=== STATED GOAL ===
Return verbatim everything from the first line through the line that contains "const yStep = 20;", and stop there.

=== SUPPLIED MATERIAL ===
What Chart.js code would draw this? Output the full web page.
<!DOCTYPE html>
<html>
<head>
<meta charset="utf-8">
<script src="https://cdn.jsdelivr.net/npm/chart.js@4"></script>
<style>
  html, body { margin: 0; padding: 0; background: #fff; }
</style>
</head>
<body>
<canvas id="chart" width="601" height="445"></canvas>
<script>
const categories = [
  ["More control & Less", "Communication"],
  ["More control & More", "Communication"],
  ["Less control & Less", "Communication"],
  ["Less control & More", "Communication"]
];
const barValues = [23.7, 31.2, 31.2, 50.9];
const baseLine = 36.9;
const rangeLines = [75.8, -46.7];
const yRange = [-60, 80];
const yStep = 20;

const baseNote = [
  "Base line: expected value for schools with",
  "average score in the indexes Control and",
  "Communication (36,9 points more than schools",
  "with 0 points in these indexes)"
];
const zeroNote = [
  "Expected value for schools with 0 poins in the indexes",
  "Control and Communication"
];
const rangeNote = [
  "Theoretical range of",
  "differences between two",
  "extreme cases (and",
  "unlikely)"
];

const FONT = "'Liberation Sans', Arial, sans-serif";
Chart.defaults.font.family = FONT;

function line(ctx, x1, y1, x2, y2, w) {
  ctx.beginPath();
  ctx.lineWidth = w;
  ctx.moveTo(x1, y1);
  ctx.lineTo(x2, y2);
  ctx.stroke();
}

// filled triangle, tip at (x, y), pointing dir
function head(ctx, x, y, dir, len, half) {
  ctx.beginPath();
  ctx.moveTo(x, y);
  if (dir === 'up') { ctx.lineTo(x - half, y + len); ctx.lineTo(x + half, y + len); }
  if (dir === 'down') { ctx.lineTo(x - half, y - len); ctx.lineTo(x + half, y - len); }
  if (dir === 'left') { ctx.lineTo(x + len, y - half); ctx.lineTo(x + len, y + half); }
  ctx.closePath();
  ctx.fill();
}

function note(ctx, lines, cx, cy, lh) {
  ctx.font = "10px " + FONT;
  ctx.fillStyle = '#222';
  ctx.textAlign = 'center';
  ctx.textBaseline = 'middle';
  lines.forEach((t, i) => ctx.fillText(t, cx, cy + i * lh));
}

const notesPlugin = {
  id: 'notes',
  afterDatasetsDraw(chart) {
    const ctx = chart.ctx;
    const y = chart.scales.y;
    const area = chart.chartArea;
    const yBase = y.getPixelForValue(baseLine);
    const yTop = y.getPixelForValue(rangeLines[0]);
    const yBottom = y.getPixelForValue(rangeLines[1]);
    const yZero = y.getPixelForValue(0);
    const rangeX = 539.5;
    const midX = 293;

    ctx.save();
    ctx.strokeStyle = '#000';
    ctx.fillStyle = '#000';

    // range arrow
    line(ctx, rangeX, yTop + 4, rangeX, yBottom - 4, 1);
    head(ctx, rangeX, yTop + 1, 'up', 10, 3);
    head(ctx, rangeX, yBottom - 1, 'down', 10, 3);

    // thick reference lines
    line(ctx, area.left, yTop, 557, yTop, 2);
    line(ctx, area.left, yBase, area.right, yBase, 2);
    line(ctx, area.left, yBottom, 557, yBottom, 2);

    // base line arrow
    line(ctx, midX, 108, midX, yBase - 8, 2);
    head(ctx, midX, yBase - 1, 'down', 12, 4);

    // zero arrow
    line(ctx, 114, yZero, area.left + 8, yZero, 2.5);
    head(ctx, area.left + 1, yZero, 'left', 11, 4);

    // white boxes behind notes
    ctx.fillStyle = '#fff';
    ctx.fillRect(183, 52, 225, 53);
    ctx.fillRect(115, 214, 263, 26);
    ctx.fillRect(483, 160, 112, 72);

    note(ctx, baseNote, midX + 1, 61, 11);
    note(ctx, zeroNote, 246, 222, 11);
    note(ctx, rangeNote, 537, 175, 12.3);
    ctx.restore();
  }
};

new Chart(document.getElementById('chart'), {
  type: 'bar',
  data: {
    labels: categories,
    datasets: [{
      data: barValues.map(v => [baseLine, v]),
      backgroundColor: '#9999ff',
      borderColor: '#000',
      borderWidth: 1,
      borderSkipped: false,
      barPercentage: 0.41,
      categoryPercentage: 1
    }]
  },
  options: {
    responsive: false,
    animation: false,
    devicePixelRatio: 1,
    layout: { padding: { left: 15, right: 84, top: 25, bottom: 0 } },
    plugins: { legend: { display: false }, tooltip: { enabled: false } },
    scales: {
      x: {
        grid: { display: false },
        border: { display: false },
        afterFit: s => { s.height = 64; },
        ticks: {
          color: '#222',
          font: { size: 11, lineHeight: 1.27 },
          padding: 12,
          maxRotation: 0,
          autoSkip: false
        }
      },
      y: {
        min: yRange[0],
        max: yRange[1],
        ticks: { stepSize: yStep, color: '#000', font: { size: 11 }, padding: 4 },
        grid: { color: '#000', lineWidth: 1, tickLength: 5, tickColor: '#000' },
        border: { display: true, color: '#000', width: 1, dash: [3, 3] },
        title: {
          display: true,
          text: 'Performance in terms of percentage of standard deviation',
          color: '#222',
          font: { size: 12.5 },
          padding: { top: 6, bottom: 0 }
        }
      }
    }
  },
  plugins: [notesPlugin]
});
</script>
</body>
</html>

=== EXERCISE RESPONSE ===
What Chart.js code would draw this? Output the full web page.
<!DOCTYPE html>
<html>
<head>
<meta charset="utf-8">
<script src="https://cdn.jsdelivr.net/npm/chart.js@4"></script>
<style>
  html, body { margin: 0; padding: 0; background: #fff; }
</style>
</head>
<body>
<canvas id="chart" width="601" height="445"></canvas>
<script>
const categories = [
  ["More control & Less", "Communication"],
  ["More control & More", "Communication"],
  ["Less control & Less", "Communication"],
  ["Less control & More", "Communication"]
];
const barValues = [23.7, 31.2, 31.2, 50.9];
const baseLine = 36.9;
const rangeLines = [75.8, -46.7];
const yRange = [-60, 80];
const yStep = 20;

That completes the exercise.